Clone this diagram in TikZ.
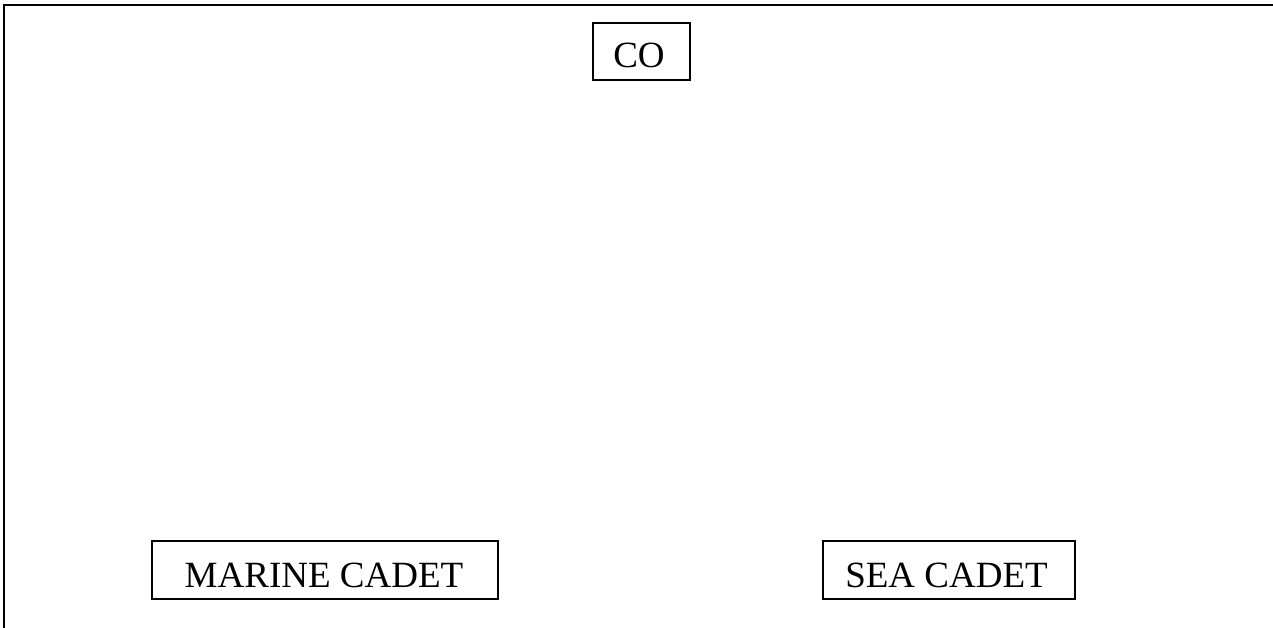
\documentclass[tikz,border=0pt]{standalone}
\usepackage{fontspec}
\setmainfont{Liberation Serif}
\begin{document}
\begin{tikzpicture}[x=1pt,y=-1pt,
  unitbox/.style={draw,line width=1.5pt,inner sep=0pt,font=\fontsize{37}{44}\selectfont},
  frame/.style={line width=2pt}]
\useasboundingbox (0,0) rectangle (1273,628);
\coordinate (tl) at (4,5);
\coordinate (tr) at (1273,5);
\coordinate (bl) at (4,628);
\draw[frame] (bl) -- (tl) -- (tr);
\node[unitbox,minimum width=97pt,minimum height=57pt] (co) at (641.5,51.5) {};
\node[font=\fontsize{37}{44}\selectfont,anchor=base,inner sep=0pt] (cot) at (639,68) {CO};
\node[unitbox,minimum width=346pt,minimum height=58pt] (mc) at (325,570) {};
\node[font=\fontsize{37}{44}\selectfont,anchor=base,inner sep=0pt] (mct) at (324,587) {MARINE CADET};
\node[unitbox,minimum width=252pt,minimum height=58pt] (sc) at (949,570) {};
\node[font=\fontsize{37}{44}\selectfont,anchor=base,inner sep=0pt] (sct) at (946.5,587) {SEA CADET};
\end{tikzpicture}
\end{document}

————

**Problem**
Word for word, quote the full listing, omitting every picture.

**Solution**
Clone this diagram in TikZ.
\documentclass[tikz,border=0pt]{standalone}
\usepackage{fontspec}
\setmainfont{Liberation Serif}
\begin{document}
\begin{tikzpicture}[x=1pt,y=-1pt,
  unitbox/.style={draw,line width=1.5pt,inner sep=0pt,font=\fontsize{37}{44}\selectfont},
  frame/.style={line width=2pt}]
\useasboundingbox (0,0) rectangle (1273,628);
\coordinate (tl) at (4,5);
\coordinate (tr) at (1273,5);
\coordinate (bl) at (4,628);
\draw[frame] (bl) -- (tl) -- (tr);
\node[unitbox,minimum width=97pt,minimum height=57pt] (co) at (641.5,51.5) {};
\node[font=\fontsize{37}{44}\selectfont,anchor=base,inner sep=0pt] (cot) at (639,68) {CO};
\node[unitbox,minimum width=346pt,minimum height=58pt] (mc) at (325,570) {};
\node[font=\fontsize{37}{44}\selectfont,anchor=base,inner sep=0pt] (mct) at (324,587) {MARINE CADET};
\node[unitbox,minimum width=252pt,minimum height=58pt] (sc) at (949,570) {};
\node[font=\fontsize{37}{44}\selectfont,anchor=base,inner sep=0pt] (sct) at (946.5,587) {SEA CADET};
\end{tikzpicture}
\end{document}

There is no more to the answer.